Sign language and cinéma-monde in Marie Heurtin: On Deaf cinema and troubling the notion of French national language

Abstract

What can films in French Sign Language teach us about the French nation? From its inception in Bill Marshall’s 2012 article of the same name, cinémamonde has been concerned with borders: linguistic and geographic, internal and external. Cinéma-monde equips us to decenter the concept of French national cinema, to unthink historical, monolingual notions of Frenchness and to reconceive of francophone film-making in terms of plurality, diversity, and transcultural exchange. However, this reimagining has generally been conceived of in transnational terms, and not as a means of interrogating the inherent, original multilingualism of the Hexagon itself.

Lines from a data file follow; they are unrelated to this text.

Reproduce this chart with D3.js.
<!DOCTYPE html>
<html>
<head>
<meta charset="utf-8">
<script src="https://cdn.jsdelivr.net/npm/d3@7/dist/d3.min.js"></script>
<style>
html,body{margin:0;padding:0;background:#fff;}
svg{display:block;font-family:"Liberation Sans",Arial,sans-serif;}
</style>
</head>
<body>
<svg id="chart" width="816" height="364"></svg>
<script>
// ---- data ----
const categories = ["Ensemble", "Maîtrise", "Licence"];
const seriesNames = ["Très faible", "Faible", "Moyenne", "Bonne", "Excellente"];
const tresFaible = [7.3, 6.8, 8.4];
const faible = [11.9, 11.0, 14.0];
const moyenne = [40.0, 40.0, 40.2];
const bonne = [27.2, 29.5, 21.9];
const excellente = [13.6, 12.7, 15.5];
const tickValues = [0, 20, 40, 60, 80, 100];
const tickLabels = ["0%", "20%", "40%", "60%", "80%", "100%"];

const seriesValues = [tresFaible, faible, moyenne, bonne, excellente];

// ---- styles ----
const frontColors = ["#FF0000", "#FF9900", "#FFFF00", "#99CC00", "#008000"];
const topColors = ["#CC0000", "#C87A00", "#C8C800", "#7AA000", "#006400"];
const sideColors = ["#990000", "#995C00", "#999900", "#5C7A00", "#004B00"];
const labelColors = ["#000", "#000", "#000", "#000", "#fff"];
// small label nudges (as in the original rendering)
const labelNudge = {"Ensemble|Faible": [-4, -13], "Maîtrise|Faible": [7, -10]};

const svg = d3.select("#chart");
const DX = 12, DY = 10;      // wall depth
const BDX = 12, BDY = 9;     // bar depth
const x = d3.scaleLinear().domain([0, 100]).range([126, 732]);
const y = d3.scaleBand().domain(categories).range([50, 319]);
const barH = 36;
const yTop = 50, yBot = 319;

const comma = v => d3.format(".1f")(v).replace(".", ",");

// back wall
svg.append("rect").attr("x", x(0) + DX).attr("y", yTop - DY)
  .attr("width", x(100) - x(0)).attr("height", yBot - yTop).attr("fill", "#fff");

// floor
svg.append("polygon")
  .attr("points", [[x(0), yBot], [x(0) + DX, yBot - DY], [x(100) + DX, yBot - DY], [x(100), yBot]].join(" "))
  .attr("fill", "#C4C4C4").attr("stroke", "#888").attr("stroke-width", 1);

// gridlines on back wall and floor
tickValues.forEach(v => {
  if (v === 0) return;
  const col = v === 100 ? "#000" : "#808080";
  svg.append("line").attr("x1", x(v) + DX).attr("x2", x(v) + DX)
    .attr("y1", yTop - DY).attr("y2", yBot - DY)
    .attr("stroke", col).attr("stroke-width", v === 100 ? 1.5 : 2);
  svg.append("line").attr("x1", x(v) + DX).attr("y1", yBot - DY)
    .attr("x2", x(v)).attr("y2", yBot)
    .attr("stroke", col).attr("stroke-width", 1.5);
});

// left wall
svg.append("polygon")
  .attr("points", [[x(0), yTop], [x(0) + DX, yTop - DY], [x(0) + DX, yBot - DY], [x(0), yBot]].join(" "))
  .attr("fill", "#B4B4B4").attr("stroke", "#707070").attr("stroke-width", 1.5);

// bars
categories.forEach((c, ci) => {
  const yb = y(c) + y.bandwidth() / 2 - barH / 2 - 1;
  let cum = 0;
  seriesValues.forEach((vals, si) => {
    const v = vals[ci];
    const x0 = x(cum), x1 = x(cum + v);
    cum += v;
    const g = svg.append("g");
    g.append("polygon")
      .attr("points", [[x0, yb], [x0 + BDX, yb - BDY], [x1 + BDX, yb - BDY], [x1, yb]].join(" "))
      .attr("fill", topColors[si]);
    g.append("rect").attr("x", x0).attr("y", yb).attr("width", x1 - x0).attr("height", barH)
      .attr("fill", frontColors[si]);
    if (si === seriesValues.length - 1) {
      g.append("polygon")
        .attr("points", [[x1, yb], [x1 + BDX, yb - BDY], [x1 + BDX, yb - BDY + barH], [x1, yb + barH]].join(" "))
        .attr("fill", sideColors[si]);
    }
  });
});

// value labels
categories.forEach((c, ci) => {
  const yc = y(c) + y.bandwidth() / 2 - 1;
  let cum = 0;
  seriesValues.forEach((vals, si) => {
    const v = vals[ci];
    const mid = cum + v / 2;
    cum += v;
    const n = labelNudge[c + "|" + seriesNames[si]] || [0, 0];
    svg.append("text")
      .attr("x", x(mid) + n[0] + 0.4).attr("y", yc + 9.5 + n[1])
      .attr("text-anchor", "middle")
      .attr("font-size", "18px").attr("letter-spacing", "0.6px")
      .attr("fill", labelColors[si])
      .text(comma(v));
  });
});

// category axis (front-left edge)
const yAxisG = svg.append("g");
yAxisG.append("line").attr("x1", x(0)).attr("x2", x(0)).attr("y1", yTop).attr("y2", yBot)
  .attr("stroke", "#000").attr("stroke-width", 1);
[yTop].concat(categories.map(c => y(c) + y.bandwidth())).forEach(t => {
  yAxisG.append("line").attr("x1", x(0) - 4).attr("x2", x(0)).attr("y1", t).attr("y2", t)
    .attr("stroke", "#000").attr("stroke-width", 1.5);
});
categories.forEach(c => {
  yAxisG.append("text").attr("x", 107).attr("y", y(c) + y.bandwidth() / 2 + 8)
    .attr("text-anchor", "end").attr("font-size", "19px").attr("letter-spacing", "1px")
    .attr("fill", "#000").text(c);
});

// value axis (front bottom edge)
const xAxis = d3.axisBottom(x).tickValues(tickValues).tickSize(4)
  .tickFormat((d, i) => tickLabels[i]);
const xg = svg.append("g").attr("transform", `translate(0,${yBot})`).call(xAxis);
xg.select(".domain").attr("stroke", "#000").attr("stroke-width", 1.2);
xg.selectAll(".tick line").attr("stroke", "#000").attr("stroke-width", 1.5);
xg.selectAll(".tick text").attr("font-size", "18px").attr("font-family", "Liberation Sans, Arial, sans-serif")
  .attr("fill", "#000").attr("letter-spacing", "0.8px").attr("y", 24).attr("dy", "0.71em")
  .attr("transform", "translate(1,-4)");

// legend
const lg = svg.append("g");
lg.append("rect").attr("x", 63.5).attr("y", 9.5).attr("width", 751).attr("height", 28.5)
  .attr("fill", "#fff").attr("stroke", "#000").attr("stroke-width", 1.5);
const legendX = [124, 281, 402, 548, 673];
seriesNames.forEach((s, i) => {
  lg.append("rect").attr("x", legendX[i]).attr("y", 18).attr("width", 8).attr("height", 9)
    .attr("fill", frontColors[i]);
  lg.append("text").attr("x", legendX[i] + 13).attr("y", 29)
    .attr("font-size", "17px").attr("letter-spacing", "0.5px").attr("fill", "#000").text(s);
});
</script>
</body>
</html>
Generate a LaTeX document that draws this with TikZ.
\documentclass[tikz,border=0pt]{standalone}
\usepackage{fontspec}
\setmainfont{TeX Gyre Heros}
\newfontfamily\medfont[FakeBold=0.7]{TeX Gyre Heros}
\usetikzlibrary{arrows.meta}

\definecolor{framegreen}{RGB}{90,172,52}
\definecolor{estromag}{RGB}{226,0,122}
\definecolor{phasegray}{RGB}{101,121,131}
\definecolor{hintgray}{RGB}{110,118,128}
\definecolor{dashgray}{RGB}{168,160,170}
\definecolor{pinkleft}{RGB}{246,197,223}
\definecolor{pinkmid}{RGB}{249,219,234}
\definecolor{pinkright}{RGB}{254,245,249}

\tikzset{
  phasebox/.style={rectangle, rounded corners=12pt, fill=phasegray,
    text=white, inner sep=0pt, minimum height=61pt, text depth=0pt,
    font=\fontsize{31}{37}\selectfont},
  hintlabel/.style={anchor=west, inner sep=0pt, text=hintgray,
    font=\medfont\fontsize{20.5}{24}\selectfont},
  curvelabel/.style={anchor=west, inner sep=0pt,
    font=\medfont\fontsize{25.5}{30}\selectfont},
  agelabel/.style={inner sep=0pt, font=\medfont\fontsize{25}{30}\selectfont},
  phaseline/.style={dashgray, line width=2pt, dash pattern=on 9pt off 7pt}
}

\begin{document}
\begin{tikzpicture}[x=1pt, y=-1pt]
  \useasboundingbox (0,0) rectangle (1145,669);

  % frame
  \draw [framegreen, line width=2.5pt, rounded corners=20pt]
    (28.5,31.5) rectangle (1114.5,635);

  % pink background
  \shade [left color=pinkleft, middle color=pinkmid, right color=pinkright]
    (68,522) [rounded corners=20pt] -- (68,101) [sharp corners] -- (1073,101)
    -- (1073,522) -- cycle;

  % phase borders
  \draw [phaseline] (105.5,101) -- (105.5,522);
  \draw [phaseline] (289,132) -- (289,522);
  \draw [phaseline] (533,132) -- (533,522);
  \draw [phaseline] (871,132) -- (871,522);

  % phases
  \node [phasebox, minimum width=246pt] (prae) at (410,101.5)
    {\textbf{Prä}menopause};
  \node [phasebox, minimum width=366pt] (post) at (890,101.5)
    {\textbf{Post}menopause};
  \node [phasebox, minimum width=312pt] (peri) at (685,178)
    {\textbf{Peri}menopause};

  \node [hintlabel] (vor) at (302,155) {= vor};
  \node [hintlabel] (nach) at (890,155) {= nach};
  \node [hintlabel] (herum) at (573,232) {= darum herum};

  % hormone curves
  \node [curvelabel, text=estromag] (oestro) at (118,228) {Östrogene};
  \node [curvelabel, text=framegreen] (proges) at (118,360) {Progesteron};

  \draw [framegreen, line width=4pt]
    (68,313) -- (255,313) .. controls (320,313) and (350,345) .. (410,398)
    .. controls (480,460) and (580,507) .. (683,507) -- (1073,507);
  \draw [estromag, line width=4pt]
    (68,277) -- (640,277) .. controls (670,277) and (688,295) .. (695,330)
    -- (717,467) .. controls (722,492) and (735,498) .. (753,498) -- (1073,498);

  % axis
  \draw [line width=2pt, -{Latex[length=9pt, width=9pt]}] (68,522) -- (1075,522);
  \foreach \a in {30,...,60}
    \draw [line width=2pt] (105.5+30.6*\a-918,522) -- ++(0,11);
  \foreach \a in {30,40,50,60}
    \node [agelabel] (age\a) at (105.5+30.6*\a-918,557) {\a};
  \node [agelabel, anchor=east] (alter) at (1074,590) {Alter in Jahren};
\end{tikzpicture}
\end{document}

This article examines contemporary French Deaf cinema through a cinéma-monde lens. It focuses on Jean-Pierre Améris’s 2014 film Marie Heurtin [Marie’s Story], about the sign language education of a deaf-blind girl in rural nineteenth-century France, critiquing the notion of the language barrier to evoke the border within. In so doing, it uses Marshall’s description of how ‘the boundaries of, say, national identification have to be understood as being reflected in the nation’s internal limits, the impossibility of being fully, purely, and unproblematically French’ (2012: 42), to critique Republican myths of monism and national language.